Les noyés sont des originaires de Gambie, de Côte d'Ivoire, du Togo, du Sénégal, du Mali, du Soudan, d’Ethiopie et d’Erythrée partis des côtes égyptiennes pour tenter de gagner l’Italie. Soit le trajet le plus long si l’on veut toucher terre à partir de la petite ile sicilienne de Lampedusa, qui n’est qu’à 300 km des côtes libyennes. Mais l’accord du 20 mars entre la Turquie et l’Union européenne, bouclant la traditionnelle route des Balkans et renforçant les mesures d’expulsion des « migrants économiques », oblige à prendre le plus de risque.

Par ailleurs, les côtes libyennes jusqu’ici privilégiées sont aussi devenues le terrain d’activités de l’impitoyable organisation de l’Etat islamique : musulman ou chrétien, un migrant en leurs mains sait qu’il ne doit pas s’attendre au meilleur de la vie. Ainsi les migrants se font plus hardis. L'embarcation de dimanche était « à moitié dégonflée, remplie d'eau et au moteur hors d'usage », et les manœuvres de transbordement ont été très délicates, ont expliqué les secouristes dans un communiqué.

« Des réfugiés pris de panique se sont jetés à l'eau au moment des opérations de sauvetage et deux hommes se sont noyés, emportés par des courants, tandis qu'un autre a pu être sauvé in extremis », selon SOS Méditerranée. Six cadavres ont été découverts au fond de l'embarcation, mais les 108 survivants ont affirmé qu'il y avait « plus de 135 » personnes à bord au départ; ce qui laisse craindre qu'une vingtaine de personnes aient disparu dans l'eau.

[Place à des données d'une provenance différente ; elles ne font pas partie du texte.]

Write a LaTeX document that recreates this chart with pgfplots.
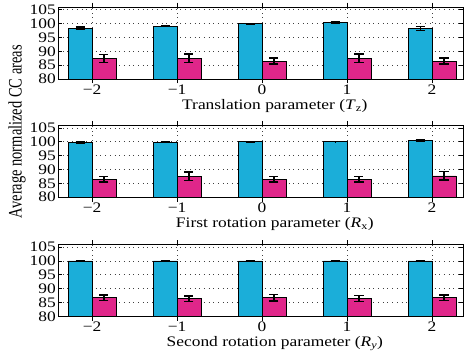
\documentclass[border=0pt]{standalone}
\usepackage{fontspec}
\setmainfont{Liberation Serif}[FakeStretch=1.2]
\newfontfamily\yfont{Liberation Serif}[FakeStretch=0.76]
\usepackage{pgfplots}
\pgfplotsset{compat=1.18}
\usepackage{pgfplotstable}
\definecolor{cblue}{RGB}{27,174,217}
\definecolor{cpink}{RGB}{224,38,138}

\pgfplotstableread{
x y e
-2 98.3 0.5
-1 99.0 0.15
0 100.0 0.1
1 100.4 0.2
2 98.2 0.7
}\TzA
\pgfplotstableread{
x y e
-2 87.5 1.4
-1 87.6 1.5
0 86.5 1.1
1 87.5 1.6
2 86.5 1.1
}\TzB
\pgfplotstableread{
x y e
-2 99.8 0.2
-1 99.9 0.15
0 100.0 0.1
1 100.1 0.1
2 100.4 0.25
}\RxA
\pgfplotstableread{
x y e
-2 86.5 1.0
-1 87.6 1.5
0 86.5 1.0
1 86.5 1.0
2 87.7 1.5
}\RxB
\pgfplotstableread{
x y e
-2 100.0 0.15
-1 100.0 0.15
0 100.0 0.15
1 100.0 0.15
2 100.0 0.15
}\RyA
\pgfplotstableread{
x y e
-2 86.7 1.0
-1 86.4 1.0
0 86.7 1.1
1 86.4 1.1
2 86.7 1.0
}\RyB

\pgfplotsset{panel/.style={
  scale only axis, width=405pt, height=72pt,
  xmin=-2.4, xmax=2.37, ymin=80, ymax=106,
  xtick={-2,-1,0,1,2}, xticklabels={−2,−1,0,1,2},
  ytick={80,85,...,105},
  grid=major, major grid style={dash pattern=on 0.7pt off 4pt, black!75, line width=0.6pt},
  axis line style={line width=0.9pt},
  tick style={black, line width=0.6pt},
  tick align=inside,
  ticklabel style={font=\fontsize{14.5}{14.5}\selectfont},
  xticklabel style={inner sep=1pt},
  yticklabel style={inner sep=2pt},
  label style={font=\fontsize{14.5}{16}\selectfont},
  xlabel style={inner sep=0pt, yshift=-3.5pt, xshift=14pt},
  /pgf/number format/assume math mode=true,
  ybar, bar width=0.28,
}}
\pgfplotsset{bb/.style={draw=black, line width=0.7pt, bar shift=#1,
  error bars/.cd, y dir=both, y explicit,
  error bar style={line width=1.3pt, black},
  error mark options={rotate=90, mark size=4.5pt, line width=1.3pt, black}}}

\begin{document}
\begin{tikzpicture}
\path (-58pt,79pt) -- (0,0) -- (0,-277pt);
\begin{axis}[panel, at={(0,0)}, xlabel={Translation parameter (\textit{T}\textsubscript{z})}]
\addplot[fill=cblue, bb=-0.14] table[x=x,y=y,y error=e]{\TzA};
\addplot[fill=cpink, bb=0.14] table[x=x,y=y,y error=e]{\TzB};
\end{axis}
\begin{axis}[panel, at={(0,-118pt)}, xlabel={First rotation parameter (\textit{R}\textsubscript{x})},
  ylabel={Average normalized CC areas},
  ylabel style={font=\yfont\fontsize{19}{20}\selectfont, at={(rel axis cs:-0.101,0.91)}, anchor=center, inner sep=0pt}]
\addplot[fill=cblue, bb=-0.14] table[x=x,y=y,y error=e]{\RxA};
\addplot[fill=cpink, bb=0.14] table[x=x,y=y,y error=e]{\RxB};
\end{axis}
\begin{axis}[panel, at={(0,-237pt)}, xlabel={Second rotation parameter (\textit{R}\textsubscript{\textit{y}})}]
\addplot[fill=cblue, bb=-0.14] table[x=x,y=y,y error=e]{\RyA};
\addplot[fill=cpink, bb=0.14] table[x=x,y=y,y error=e]{\RyB};
\end{axis}
\end{tikzpicture}
\end{document}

Parallèlement, d’autres rescapés, des Somaliens, ont apporté la nouvelle que plus de 300 d’entre eux pourraient avoir été engloutis par les eaux durant le week-end. Ils voyageaient à bord d’une dizaine de canots gonflables qui ont crevé et sont devenus d’inutiles épaves. Les autorités italiennes ont aussitôt engagé des recherches, à la fois pour récupérer d’éventuels autres survivants ou des cadavres, mais aussi pour certifier la véracité des faits. Mais, on le sait, la Méditerranée dément rarement les rumeurs de morts de migrants.

Renflouer l’épave du bateau-cimetière

L’Italie s’apprête à ramener en surface le chalutier qui, le 18 avril 2015, avait heurté par trois reprises un cargo portugais envoyé à son secours et avait coulé avec quelques 800 de ses occupants en Méditerranée. Les opérations ont pris du retard mais les autorités portuaires assurent que l’épave devrait arriver au port militaire d’Augusta, en Sicile, vers la fin du mois.

Le premier ministre italien Matteo Renzi qui s’était montré particulièrement touché par ce drame, avait ordonné que les corps soient ramenés pour y prélever l’ADN qui permettrait leur identification éventuelle. Ensuite, ils seraient enterrés « de manière digne ». Ce drame avait secoué y compris le pape François qui s’en était profondément ému. Il avait reçu au Vatican une partie des 28 survivants.

Deux des survivants, le Tunisien Mohammed Ali Malek et le Syrien Mahmoud Bikhit, rapidement désignés comme ayant été le capitaine et son second, sont actuellement jugés à Catane (Sicile) pour homicides involontaires, naufrage et aide à l'immigration clandestine, même s'ils ont assuré n'avoir été que des migrants comme les autres.

L'épave a été retrouvée à environ 380 mètres de profondeur, à 150 kilomètres au nord des côtes libyennes. La marine a déjà repêché 169 corps sur et autour de l'épave, et repéré des centaines d'autres toujours bloqués à l'intérieur. Au moment du drame, le chalutier avait coulé en quelques minutes, et les migrants entassés dans la cale n'avaient pas eu le temps d'en sortir.